Le changement d’heure, initialement imaginé par Benjamin Franklin en visite à Paris constatant les rues désertes aux premières heures du jour, a été instauré temporairement par plusieurs pays au moment de la Première Guerre mondiale dans le but d’économiser le charbon, alors source principale d’électricité. En France, c’est en 1976, période de crise après le premier choc pétrolier, que le régime de changement d’heure est mis en place. Là encore, l’objectif annoncé était d’alléger la « facture pétrolière » alors que le nucléaire n’en était qu’à ses débuts et que l’électricité provenait essentiellement des centrales au fuel lourd.
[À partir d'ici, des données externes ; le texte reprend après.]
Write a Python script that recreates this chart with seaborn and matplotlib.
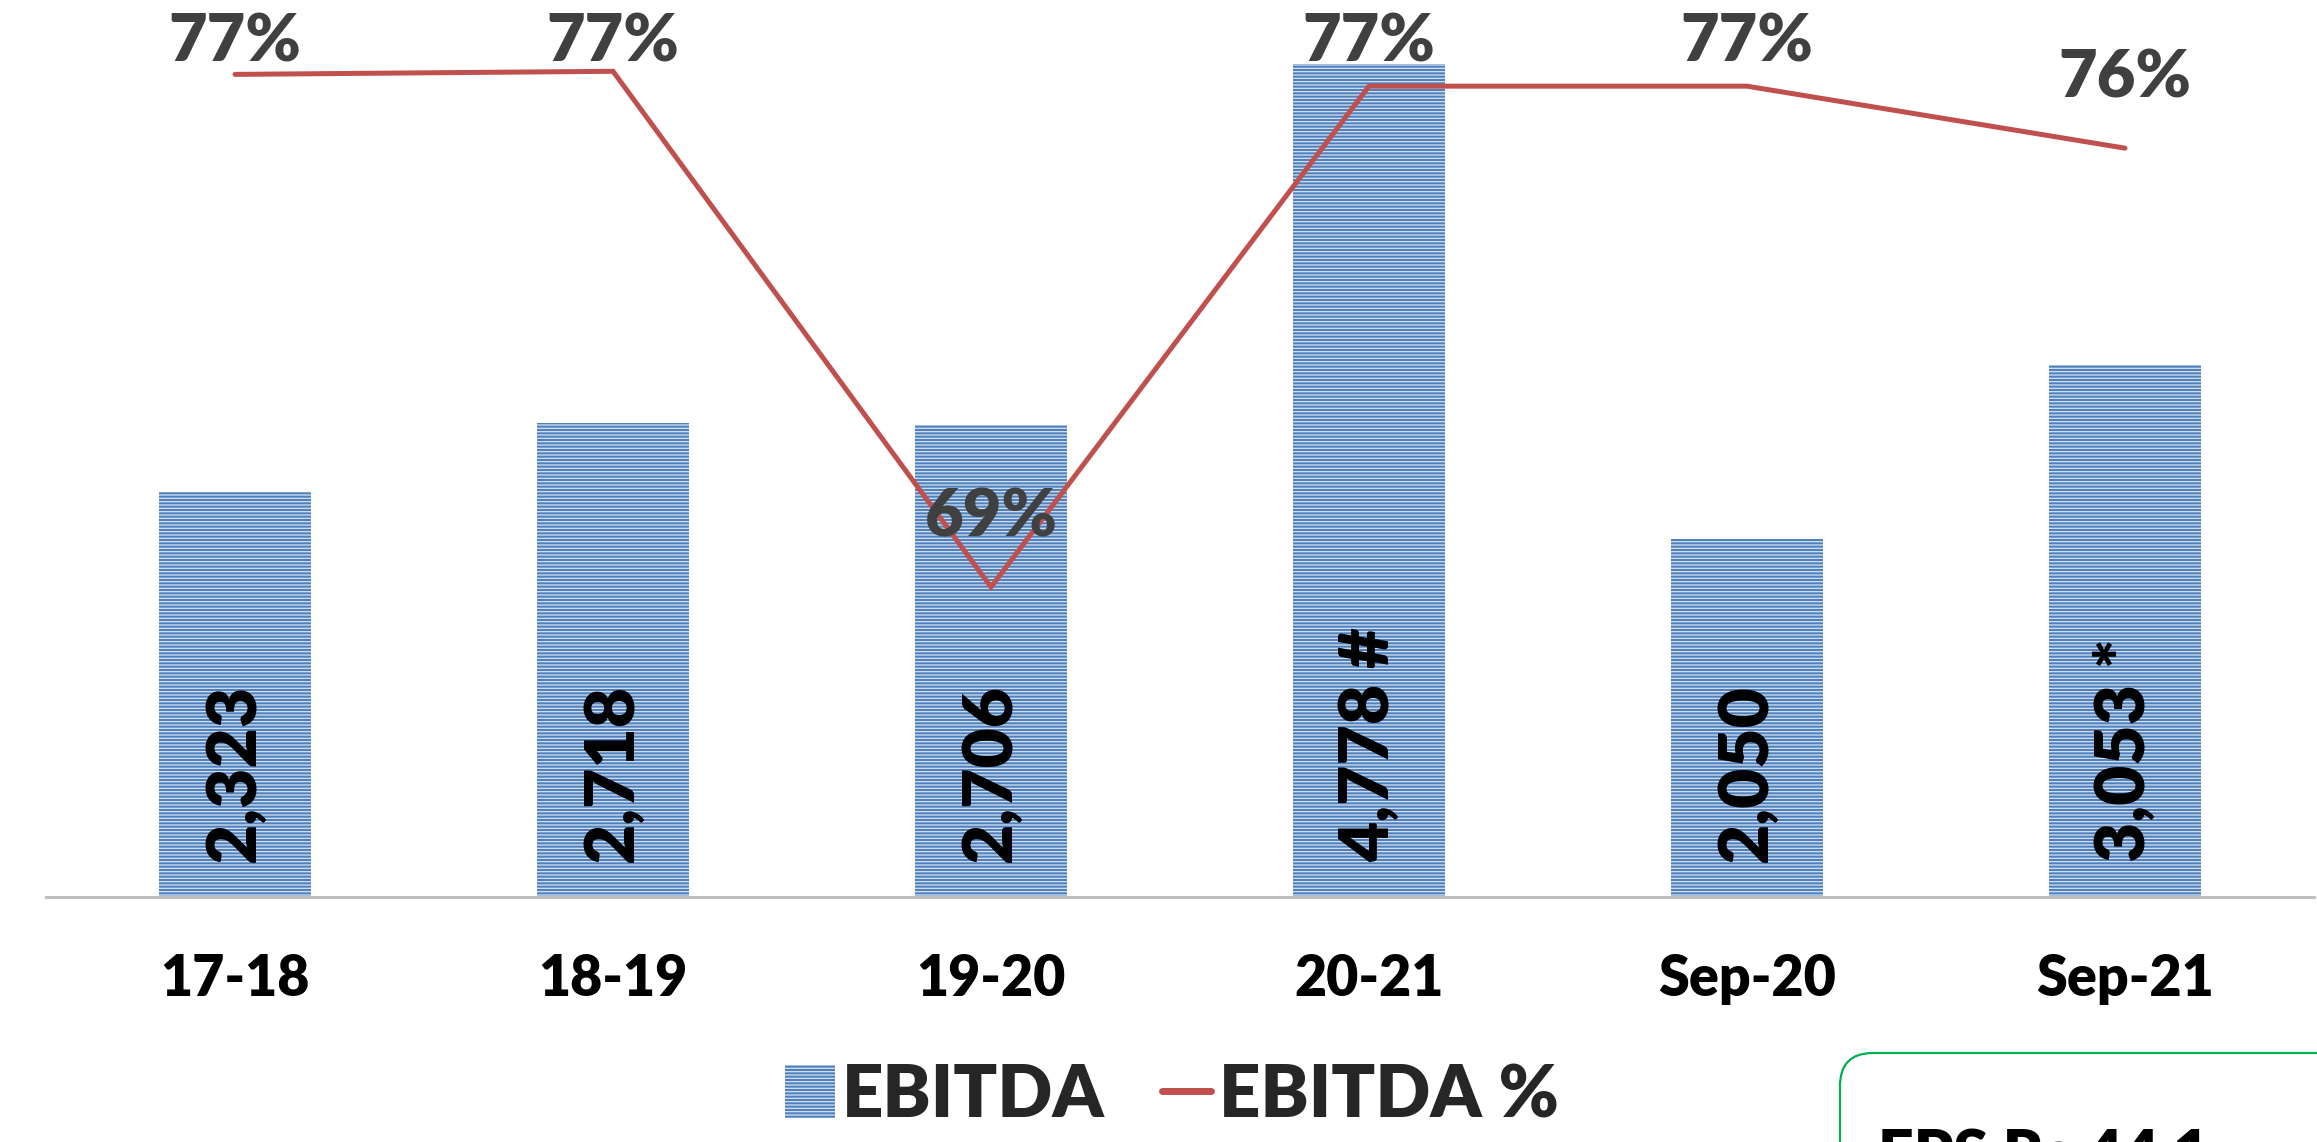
import matplotlib
matplotlib.use("Agg")
import matplotlib.pyplot as plt
import seaborn as sns
import pandas as pd
from matplotlib.patches import FancyBboxPatch
from matplotlib.transforms import IdentityTransform

# data
periods = ["17-18", "18-19", "19-20", "20-21", "Sep-20", "Sep-21"]
ebitda = [2323, 2718, 2706, 4778, 2050, 3053]
ebitda_labels = ["2,323", "2,718", "2,706", "4,778 #", "2,050", "3,053 *"]
ebitda_pct = [77.19, 77.24, 68.92, 77.0, 77.0, 76.0]
eps_text = "EPS Rs 44.1"

BAR_BLUE = "#4F81BD"
STRIPE = "#D6E1F0"
LINE_RED = "#C0504D"
LABEL_GREY = "#404040"

sns.set_theme(style="white")
plt.rcParams["font.family"] = ["Lato", "DejaVu Sans"]
plt.rcParams["hatch.linewidth"] = 0.9
W = "heavy"

fig = plt.figure(figsize=(23.17, 11.42), dpi=100)
ax = fig.add_axes([46 / 2317, 245 / 1142, 2268 / 2317, 897 / 1142])

df = pd.DataFrame({"period": periods, "ebitda": ebitda})
sns.barplot(data=df, x="period", y="ebitda", color=BAR_BLUE, width=0.4,
            saturation=1, ax=ax, label="EBITDA")
for bar in ax.patches:
    bar.set_hatch("-----")
    bar.set_edgecolor(STRIPE)
    bar.set_linewidth(0)

ax.set_ylim(0, 5143)
ax.set_xlim(-0.5, 5.5)
ax.set_xlabel("")
ax.set_ylabel("")
ax.set_yticks([])
for side in ["top", "left", "right"]:
    ax.spines[side].set_visible(False)
ax.spines["bottom"].set_color("#BFBFBF")
ax.spines["bottom"].set_linewidth(2.2)
ax.tick_params(axis="x", length=0, pad=40, labelsize=40, labelcolor="black")
for t in ax.get_xticklabels():
    t.set_fontweight(W)

# value labels inside the bars, rotated
for i, lab in enumerate(ebitda_labels):
    ax.text(i, 200, lab, rotation=90, ha="center", va="bottom",
            fontsize=50, fontweight=W, color="black")

# EBITDA % on a secondary axis
ax2 = ax.twinx()
sns.lineplot(x=list(range(len(periods))), y=ebitda_pct, color=LINE_RED,
             linewidth=3.6, ax=ax2, label="EBITDA %", sort=False)
ax2.lines[0].set_solid_capstyle("round")
ax2.lines[0].set_solid_joinstyle("miter")
ax2.set_ylim(63.92, 78.39)
ax2.set_yticks([])
ax2.axis("off")
if ax2.get_legend():
    ax2.get_legend().remove()
if ax.get_legend():
    ax.get_legend().remove()

for i, v in enumerate(ebitda_pct):
    y = min(v + 40 / 62, 77.226)
    ax2.text(i, y, f"{v:.0f}%", ha="center", va="bottom", fontsize=48,
             fontweight=W, color=LABEL_GREY)

handles = [ax.patches[0], ax2.lines[0]]
leg = fig.legend(handles, ["EBITDA", "EBITDA %"], loc="center",
                 bbox_to_anchor=(1172 / 2317, 46 / 1142), ncol=2, frameon=False,
                 fontsize=52, handlelength=0.68, handleheight=0.75,
                 handletextpad=0.1, columnspacing=0.8)
for t in leg.get_texts():
    t.set_fontweight(W)
leg.get_lines()[0].set_linewidth(5)

# cut-off EPS box in the bottom-right corner
box = FancyBboxPatch((1840, -100), 600, 189, boxstyle="round,pad=0,rounding_size=33",
                     transform=IdentityTransform(), facecolor="white",
                     edgecolor="#00B050", linewidth=1.6)
fig.patches.append(box)
fig.text(1878 / 2317, 14 / 1142, eps_text, ha="left", va="top", fontsize=45,
         fontweight=W, color="black")

fig.savefig("out.png", dpi=100)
Des débats houleux dans les années 90
Le changement d’heure a été mis en place dans une optique de réduction de la consommation d’énergie en adaptant les heures d’ensoleillement à celle des pics d’activité humaine. Le gouvernement estime ainsi qu’en 2030 « la réduction globale des émissions dues au changement d’heure pourrait être de 70 000 à 100 000 tonnes de CO2 ». Ce système n’est pourtant possible que dans certaines régions du globe et sous certains climats. Si l’Amérique du Nord a en effet également adopté ce système, l’État d’Arizona a eu l’autorisation de ne plus s’y soumettre parce qu’une heure d’ensoleillement supplémentaire ne permettait plus la baisse de la consommation d’énergie du fait de l’usage de la climatisation.
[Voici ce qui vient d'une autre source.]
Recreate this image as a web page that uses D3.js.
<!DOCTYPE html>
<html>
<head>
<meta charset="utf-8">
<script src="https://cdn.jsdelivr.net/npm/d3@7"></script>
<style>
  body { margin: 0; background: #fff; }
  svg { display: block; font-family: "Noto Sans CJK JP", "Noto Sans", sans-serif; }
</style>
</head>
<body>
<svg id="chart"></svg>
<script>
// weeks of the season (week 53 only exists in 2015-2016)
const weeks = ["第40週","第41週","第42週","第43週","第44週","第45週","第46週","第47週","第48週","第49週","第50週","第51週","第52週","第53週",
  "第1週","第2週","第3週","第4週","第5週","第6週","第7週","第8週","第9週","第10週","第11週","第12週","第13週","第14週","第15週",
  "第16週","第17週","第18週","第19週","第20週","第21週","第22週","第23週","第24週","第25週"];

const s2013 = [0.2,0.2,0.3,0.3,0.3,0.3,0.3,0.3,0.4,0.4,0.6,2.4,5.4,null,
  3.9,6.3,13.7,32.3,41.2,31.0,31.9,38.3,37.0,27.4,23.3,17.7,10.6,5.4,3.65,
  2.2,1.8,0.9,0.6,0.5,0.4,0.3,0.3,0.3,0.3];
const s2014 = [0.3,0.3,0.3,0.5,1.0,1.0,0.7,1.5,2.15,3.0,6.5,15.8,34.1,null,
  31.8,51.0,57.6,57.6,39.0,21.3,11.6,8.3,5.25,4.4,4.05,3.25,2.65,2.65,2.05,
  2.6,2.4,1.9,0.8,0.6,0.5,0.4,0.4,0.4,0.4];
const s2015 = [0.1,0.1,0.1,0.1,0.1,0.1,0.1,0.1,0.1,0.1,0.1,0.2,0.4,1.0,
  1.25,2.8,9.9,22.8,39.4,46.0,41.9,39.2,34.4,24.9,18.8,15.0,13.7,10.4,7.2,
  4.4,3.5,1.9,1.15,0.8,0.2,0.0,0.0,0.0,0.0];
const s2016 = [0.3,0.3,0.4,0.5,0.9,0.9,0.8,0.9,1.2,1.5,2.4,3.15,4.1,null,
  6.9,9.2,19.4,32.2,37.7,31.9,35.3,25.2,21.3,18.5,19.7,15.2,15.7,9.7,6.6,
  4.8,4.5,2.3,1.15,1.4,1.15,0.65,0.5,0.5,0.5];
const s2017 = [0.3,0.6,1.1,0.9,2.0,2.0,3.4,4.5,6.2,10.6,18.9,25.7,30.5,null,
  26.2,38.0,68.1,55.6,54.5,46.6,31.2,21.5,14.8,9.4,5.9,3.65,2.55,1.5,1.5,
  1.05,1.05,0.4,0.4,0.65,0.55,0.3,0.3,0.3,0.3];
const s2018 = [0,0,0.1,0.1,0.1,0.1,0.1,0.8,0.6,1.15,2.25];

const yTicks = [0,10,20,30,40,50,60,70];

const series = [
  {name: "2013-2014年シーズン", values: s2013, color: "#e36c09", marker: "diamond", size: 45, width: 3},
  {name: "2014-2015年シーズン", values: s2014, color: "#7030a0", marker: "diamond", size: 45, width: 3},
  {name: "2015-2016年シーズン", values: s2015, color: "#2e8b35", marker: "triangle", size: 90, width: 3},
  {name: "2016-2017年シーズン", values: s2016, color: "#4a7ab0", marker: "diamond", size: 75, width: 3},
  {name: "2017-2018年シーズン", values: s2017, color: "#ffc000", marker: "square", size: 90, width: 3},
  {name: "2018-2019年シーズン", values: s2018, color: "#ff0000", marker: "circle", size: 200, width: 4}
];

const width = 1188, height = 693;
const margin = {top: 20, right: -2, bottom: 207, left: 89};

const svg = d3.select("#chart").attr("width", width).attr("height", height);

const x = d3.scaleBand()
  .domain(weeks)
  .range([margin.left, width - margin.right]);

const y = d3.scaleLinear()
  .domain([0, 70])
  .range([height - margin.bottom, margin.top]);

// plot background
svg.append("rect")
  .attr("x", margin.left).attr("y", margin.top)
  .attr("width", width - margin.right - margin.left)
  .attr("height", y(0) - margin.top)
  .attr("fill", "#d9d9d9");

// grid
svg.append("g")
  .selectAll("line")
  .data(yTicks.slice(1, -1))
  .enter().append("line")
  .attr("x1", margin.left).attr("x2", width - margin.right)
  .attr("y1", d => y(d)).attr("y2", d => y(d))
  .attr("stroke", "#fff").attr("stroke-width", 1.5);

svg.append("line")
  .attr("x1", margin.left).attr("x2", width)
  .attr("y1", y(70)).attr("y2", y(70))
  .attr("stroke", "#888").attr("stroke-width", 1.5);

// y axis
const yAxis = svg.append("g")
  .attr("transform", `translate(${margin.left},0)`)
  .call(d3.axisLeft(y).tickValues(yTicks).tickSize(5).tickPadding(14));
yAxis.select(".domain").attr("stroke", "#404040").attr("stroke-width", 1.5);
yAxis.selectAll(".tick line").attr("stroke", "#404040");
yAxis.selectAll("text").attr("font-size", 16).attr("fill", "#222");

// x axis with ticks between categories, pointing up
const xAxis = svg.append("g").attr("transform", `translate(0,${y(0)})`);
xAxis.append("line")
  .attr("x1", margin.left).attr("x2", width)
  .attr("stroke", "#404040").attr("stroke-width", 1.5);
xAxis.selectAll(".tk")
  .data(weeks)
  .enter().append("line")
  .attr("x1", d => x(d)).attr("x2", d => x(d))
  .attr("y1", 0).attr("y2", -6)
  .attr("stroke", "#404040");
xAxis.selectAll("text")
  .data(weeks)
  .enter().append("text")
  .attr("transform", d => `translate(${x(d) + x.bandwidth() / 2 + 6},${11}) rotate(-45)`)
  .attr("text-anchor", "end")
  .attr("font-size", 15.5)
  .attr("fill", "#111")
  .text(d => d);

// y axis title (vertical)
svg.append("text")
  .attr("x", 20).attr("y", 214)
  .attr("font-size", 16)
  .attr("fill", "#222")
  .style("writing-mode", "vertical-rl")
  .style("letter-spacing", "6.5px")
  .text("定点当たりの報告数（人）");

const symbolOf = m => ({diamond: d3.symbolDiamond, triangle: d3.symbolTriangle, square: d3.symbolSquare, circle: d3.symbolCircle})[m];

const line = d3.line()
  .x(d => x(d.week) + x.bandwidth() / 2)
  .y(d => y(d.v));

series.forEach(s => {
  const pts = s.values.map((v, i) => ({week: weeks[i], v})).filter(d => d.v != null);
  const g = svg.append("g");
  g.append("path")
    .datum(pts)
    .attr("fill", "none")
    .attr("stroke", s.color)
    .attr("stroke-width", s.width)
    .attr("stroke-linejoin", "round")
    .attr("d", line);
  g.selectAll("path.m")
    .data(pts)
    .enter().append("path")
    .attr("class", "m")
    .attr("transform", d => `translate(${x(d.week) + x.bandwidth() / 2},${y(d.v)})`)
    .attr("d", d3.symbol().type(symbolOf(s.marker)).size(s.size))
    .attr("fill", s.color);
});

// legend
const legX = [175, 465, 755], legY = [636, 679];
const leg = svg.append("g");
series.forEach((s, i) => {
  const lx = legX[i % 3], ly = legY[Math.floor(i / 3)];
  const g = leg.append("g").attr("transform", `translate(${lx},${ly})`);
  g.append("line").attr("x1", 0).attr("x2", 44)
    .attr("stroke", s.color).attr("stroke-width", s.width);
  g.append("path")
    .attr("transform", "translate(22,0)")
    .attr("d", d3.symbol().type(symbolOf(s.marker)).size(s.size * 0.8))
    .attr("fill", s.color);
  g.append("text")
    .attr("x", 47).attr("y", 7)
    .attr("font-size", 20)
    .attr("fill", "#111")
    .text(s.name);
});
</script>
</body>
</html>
Considérant que le changement d’horaire impacte certes la consommation d’énergie et la protection de l’environnement mais également la santé publique, les conditions de travail, l’agriculture, la sécurité routière et les industries du tourisme et des loisirs, le mécanisme a cependant éveillé des critiques. L’Association « Non à l’heure d’été en France et en Europe » invoque ainsi notamment le rôle de la mélatonine, hormone naturelle du sommeil, sécrétée pendant l’obscurité pour s’opposer au changement d’heure. Un rapport du Sénat publié en 1996 avait en effet souligné la perturbation des rythmes biologiques et en 1996, Alain Juppé alors Premier ministre avait déclaré : « Il me semble que les avantages de ce dispositif sont devenus bien inférieurs à ses inconvénients. »
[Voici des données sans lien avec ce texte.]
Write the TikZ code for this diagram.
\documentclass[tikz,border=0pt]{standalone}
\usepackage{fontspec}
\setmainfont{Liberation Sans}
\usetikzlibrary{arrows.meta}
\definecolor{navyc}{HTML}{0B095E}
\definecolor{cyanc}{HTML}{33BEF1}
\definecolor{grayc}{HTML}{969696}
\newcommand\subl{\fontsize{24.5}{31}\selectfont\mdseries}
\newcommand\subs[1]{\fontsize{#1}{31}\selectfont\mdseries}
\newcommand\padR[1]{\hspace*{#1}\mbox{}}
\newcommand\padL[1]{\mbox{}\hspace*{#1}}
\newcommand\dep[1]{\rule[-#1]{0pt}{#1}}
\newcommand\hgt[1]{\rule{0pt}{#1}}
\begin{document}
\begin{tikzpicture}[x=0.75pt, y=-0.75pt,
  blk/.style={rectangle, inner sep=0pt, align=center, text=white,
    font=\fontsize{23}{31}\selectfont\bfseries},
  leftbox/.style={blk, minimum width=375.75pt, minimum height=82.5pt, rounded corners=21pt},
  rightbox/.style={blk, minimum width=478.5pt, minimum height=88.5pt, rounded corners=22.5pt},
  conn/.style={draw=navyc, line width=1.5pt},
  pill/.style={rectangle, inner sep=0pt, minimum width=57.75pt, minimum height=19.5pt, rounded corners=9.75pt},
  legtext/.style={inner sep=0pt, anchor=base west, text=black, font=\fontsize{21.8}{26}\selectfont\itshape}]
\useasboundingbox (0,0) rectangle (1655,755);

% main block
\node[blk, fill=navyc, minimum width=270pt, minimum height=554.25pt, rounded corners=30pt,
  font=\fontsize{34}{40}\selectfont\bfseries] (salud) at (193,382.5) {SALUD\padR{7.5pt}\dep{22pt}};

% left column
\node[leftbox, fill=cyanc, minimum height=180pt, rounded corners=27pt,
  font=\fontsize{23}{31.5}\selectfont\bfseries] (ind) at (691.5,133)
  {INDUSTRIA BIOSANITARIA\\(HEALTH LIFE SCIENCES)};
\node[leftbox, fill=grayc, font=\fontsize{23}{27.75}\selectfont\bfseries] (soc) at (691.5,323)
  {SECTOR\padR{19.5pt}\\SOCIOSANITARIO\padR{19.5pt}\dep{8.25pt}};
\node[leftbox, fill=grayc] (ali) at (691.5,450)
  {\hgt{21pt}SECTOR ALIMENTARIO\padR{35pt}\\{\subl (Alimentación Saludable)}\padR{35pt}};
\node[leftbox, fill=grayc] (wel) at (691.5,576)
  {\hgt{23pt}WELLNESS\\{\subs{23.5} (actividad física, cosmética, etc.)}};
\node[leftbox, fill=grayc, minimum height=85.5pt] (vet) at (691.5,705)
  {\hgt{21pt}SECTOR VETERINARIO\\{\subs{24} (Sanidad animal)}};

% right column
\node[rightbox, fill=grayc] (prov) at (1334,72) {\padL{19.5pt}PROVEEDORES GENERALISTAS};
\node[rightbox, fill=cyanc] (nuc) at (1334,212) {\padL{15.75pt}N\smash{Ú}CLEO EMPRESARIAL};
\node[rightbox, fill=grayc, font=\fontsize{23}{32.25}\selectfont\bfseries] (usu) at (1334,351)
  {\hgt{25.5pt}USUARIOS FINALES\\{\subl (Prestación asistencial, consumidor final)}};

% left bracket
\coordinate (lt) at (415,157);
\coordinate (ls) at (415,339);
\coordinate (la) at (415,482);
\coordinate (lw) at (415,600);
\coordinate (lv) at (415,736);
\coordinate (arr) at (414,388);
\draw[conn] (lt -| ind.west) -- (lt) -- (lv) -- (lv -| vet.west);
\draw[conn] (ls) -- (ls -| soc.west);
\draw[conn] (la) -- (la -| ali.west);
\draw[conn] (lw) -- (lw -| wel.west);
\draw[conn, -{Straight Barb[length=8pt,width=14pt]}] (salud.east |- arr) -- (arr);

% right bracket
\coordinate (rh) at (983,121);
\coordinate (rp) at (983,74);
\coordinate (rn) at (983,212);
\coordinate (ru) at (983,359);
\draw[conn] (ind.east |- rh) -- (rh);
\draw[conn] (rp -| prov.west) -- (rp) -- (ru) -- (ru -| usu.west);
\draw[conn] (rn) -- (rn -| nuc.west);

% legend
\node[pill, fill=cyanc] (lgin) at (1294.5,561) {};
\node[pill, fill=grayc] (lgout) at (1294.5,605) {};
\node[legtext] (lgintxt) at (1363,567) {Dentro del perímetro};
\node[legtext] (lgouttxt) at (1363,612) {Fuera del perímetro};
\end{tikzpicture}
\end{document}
Vers un regain de critiques ?
Chiffres à l’appui, le changement d’heure a pourtant été adopté et harmonisé à l’échelle européenne via la directive 2000/84/CE du 19 janvier 2001, laissant s’éteindre les débats au cours des années 2000. En 2005, un sondage du Centre de recherche pour l’étude et l’observation des conditions de vie (Credoc) montrait ainsi que deux tiers des Français étaient favorables ou indifférents à l’heure d’été. Alors que l’Union européenne prône les économies d’énergies et l’efficacité énergétique depuis le lancement en 2006 de son « Plan d’action pour l’efficacité énergétique : réaliser le potentiel », la possibilité de réduction de la consommation d’énergie via ce système semble dès lors non négligeable.
Pourtant, en 2011, avec la décision de la Russie, de l’Egypte, de l’Ukraine et de la Biélorussie de sortir de ce système, les débats ont repris et dernièrement, un sondage de BVA-Orange-I-Télé affirmait que 58% des Français étaient opposés au changement d’heure et 66% ne croyaient pas que le système puisse permettre de réelles économies d’énergies. Face à ce retour des critiques et au manque de données récentes sur le sujet (la dernière étude de l’Ademe portant sur l’année 2009), Ségolène Royal a alors indiqué dans un tweet du 28 mars : « les Français doutent de l’impact sur les économies d’énergie qui en était la raison d’être. Le ministère va les vérifier ». Les économies d’énergies impliquent de repenser notre rapport au monde et au temps. Actuellement, les débats sur le changement d’heure remettent en question l’utilité de la mesure au regard de la transition énergétique.